:: Objective ::
Retype, exactly as they stand, the lines from the start of the data to the line that contains "0.00006, 0.00003, 0.00002, 0.00001, 0.00001, 0.00001]", both ends included. Leave the pictures out.

:: Information shown ::
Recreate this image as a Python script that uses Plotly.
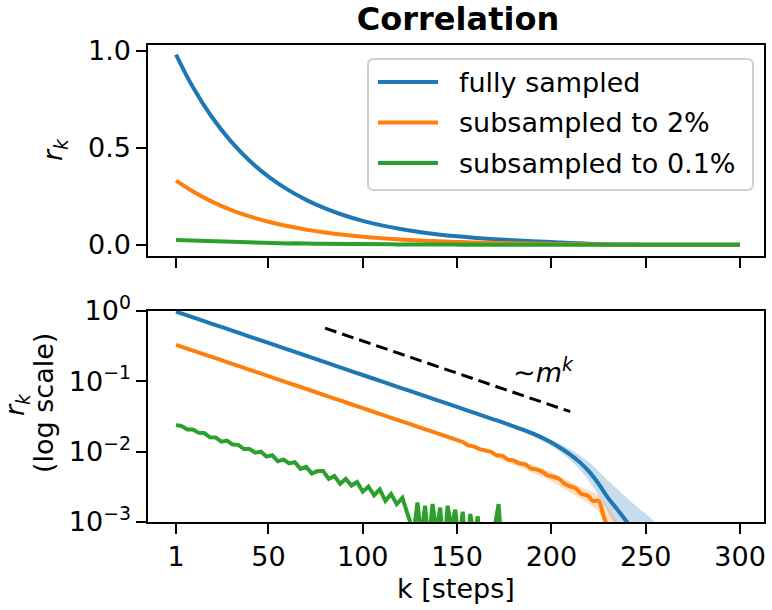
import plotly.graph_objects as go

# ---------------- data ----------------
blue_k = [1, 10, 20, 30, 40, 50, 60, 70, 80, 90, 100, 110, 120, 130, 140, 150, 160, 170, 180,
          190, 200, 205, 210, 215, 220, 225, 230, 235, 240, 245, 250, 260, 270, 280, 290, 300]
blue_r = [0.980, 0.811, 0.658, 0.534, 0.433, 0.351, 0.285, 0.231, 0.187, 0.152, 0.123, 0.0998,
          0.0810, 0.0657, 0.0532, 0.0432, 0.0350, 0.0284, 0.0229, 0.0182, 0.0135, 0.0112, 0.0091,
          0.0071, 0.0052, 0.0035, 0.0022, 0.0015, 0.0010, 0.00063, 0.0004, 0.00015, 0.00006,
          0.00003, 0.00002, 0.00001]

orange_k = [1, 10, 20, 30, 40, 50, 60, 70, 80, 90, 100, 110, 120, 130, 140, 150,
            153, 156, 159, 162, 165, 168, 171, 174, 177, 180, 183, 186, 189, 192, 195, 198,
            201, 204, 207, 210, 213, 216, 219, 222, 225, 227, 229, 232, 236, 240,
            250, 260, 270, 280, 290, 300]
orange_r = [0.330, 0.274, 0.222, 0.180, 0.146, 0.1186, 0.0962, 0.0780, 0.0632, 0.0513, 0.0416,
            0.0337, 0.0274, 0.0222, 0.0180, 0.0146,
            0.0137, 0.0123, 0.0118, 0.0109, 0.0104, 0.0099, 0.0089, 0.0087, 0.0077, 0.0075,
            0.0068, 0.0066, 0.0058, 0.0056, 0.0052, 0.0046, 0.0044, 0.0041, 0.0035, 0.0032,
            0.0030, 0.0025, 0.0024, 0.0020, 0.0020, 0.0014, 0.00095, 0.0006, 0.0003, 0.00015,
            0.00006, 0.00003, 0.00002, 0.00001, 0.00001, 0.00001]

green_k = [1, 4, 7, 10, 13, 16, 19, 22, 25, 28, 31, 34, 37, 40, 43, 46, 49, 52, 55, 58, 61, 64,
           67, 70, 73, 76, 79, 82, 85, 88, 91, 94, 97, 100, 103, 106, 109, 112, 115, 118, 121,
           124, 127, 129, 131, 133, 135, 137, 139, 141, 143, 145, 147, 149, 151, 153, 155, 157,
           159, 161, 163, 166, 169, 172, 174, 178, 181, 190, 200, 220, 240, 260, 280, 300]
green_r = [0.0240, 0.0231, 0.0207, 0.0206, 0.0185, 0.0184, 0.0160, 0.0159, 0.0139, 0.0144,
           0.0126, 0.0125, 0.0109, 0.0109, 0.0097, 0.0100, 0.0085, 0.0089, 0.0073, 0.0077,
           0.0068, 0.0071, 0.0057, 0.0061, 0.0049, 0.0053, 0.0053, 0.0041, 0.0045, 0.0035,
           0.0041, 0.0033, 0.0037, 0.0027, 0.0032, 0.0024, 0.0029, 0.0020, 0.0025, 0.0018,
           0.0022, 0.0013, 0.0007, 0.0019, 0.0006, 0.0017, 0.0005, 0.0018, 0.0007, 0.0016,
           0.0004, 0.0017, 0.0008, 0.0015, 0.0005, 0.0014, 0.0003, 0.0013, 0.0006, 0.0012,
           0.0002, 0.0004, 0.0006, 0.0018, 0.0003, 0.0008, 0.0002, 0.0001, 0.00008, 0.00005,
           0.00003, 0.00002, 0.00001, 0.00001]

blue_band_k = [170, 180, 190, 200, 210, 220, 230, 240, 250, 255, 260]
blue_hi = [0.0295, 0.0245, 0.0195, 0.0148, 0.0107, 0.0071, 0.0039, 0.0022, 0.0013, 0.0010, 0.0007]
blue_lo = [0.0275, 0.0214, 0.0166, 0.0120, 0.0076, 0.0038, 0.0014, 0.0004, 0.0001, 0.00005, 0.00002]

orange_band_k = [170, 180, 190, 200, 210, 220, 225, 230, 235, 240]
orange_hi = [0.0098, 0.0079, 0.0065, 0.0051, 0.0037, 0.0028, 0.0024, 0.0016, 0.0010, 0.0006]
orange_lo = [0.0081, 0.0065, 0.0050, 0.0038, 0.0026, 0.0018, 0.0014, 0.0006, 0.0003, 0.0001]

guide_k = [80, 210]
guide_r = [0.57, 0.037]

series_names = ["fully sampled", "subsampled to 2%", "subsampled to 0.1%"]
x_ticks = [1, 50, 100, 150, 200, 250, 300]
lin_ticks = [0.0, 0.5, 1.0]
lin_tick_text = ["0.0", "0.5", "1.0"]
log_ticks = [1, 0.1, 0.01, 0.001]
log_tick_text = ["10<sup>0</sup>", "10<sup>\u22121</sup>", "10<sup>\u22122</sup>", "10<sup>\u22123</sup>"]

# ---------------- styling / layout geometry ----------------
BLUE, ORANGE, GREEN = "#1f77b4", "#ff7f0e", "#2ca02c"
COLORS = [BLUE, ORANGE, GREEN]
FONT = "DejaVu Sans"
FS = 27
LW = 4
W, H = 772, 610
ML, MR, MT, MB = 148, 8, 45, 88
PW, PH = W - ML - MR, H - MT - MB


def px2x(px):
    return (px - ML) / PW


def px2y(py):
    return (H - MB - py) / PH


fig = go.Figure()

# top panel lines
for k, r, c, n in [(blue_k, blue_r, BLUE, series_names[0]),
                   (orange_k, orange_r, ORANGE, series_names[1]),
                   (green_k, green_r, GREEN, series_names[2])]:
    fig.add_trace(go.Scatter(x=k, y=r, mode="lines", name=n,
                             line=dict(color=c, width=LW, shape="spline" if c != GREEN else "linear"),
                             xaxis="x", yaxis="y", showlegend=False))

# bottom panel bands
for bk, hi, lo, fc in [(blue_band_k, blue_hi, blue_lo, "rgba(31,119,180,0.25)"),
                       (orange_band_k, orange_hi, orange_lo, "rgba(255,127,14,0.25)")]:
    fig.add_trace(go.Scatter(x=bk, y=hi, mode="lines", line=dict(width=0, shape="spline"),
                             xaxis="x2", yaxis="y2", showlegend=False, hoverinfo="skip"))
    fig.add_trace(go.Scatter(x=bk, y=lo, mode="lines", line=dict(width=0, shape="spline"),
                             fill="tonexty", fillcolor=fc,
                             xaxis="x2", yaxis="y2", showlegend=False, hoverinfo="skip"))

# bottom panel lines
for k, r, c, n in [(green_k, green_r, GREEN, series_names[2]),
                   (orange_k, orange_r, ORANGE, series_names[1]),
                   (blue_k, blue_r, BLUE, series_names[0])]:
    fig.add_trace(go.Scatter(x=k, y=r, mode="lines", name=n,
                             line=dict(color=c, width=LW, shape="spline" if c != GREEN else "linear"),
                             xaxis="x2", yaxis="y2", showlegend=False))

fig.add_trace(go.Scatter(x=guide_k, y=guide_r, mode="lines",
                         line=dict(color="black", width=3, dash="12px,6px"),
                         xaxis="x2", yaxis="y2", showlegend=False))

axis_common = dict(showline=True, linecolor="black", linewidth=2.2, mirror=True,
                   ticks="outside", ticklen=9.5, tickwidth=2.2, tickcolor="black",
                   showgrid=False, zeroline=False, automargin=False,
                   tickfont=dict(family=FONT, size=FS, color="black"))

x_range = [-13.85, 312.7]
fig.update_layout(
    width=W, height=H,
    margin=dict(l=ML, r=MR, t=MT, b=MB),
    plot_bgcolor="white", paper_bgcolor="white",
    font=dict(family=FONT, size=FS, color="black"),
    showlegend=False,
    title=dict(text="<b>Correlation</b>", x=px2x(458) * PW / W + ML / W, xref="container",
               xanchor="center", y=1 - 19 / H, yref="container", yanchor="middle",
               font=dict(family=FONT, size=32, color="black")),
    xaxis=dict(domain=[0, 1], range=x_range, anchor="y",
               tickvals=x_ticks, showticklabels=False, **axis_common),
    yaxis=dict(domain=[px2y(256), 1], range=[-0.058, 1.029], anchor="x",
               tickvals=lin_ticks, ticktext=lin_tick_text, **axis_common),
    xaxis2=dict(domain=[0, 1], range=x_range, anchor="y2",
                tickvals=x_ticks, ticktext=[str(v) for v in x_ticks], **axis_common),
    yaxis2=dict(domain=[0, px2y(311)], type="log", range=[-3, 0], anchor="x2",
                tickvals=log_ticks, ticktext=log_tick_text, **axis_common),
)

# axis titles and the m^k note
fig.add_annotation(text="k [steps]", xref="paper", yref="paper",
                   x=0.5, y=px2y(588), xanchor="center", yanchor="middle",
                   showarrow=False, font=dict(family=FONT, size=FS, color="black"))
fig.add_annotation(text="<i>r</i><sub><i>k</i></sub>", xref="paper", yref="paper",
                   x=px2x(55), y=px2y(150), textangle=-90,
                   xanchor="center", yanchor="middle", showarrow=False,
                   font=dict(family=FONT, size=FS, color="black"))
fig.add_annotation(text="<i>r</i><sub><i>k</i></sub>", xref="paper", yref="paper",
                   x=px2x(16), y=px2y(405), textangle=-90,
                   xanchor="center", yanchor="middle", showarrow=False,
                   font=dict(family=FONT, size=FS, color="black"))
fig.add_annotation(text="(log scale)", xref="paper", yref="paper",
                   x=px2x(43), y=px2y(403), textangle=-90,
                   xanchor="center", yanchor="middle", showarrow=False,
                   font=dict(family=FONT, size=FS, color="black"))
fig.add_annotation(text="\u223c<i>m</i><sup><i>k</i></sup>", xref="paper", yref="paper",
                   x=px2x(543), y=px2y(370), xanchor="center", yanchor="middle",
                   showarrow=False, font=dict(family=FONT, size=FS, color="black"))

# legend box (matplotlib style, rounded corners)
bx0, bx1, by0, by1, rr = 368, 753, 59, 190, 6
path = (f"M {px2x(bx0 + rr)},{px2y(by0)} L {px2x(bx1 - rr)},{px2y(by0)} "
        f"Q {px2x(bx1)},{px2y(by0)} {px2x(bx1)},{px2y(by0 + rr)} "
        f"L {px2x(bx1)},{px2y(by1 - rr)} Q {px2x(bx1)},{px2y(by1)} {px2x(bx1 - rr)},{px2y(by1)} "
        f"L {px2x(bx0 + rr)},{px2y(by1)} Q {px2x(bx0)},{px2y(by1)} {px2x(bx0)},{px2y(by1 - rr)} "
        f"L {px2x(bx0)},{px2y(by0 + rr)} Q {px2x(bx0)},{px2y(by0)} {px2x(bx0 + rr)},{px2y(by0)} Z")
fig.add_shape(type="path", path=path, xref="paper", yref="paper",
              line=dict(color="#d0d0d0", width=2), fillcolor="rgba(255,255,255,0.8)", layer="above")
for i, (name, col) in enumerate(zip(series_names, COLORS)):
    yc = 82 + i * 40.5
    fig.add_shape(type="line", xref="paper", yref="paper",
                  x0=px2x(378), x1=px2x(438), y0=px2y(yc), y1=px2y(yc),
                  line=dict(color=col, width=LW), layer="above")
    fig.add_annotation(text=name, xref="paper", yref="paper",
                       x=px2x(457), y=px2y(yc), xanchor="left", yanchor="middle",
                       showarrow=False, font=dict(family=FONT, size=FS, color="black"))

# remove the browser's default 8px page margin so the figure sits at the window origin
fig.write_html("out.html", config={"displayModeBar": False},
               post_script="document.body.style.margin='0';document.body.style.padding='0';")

:: Exercise answer ::
Recreate this image as a Python script that uses Plotly.
import plotly.graph_objects as go

# ---------------- data ----------------
blue_k = [1, 10, 20, 30, 40, 50, 60, 70, 80, 90, 100, 110, 120, 130, 140, 150, 160, 170, 180,
          190, 200, 205, 210, 215, 220, 225, 230, 235, 240, 245, 250, 260, 270, 280, 290, 300]
blue_r = [0.980, 0.811, 0.658, 0.534, 0.433, 0.351, 0.285, 0.231, 0.187, 0.152, 0.123, 0.0998,
          0.0810, 0.0657, 0.0532, 0.0432, 0.0350, 0.0284, 0.0229, 0.0182, 0.0135, 0.0112, 0.0091,
          0.0071, 0.0052, 0.0035, 0.0022, 0.0015, 0.0010, 0.00063, 0.0004, 0.00015, 0.00006,
          0.00003, 0.00002, 0.00001]

orange_k = [1, 10, 20, 30, 40, 50, 60, 70, 80, 90, 100, 110, 120, 130, 140, 150,
            153, 156, 159, 162, 165, 168, 171, 174, 177, 180, 183, 186, 189, 192, 195, 198,
            201, 204, 207, 210, 213, 216, 219, 222, 225, 227, 229, 232, 236, 240,
            250, 260, 270, 280, 290, 300]
orange_r = [0.330, 0.274, 0.222, 0.180, 0.146, 0.1186, 0.0962, 0.0780, 0.0632, 0.0513, 0.0416,
            0.0337, 0.0274, 0.0222, 0.0180, 0.0146,
            0.0137, 0.0123, 0.0118, 0.0109, 0.0104, 0.0099, 0.0089, 0.0087, 0.0077, 0.0075,
            0.0068, 0.0066, 0.0058, 0.0056, 0.0052, 0.0046, 0.0044, 0.0041, 0.0035, 0.0032,
            0.0030, 0.0025, 0.0024, 0.0020, 0.0020, 0.0014, 0.00095, 0.0006, 0.0003, 0.00015,
            0.00006, 0.00003, 0.00002, 0.00001, 0.00001, 0.00001]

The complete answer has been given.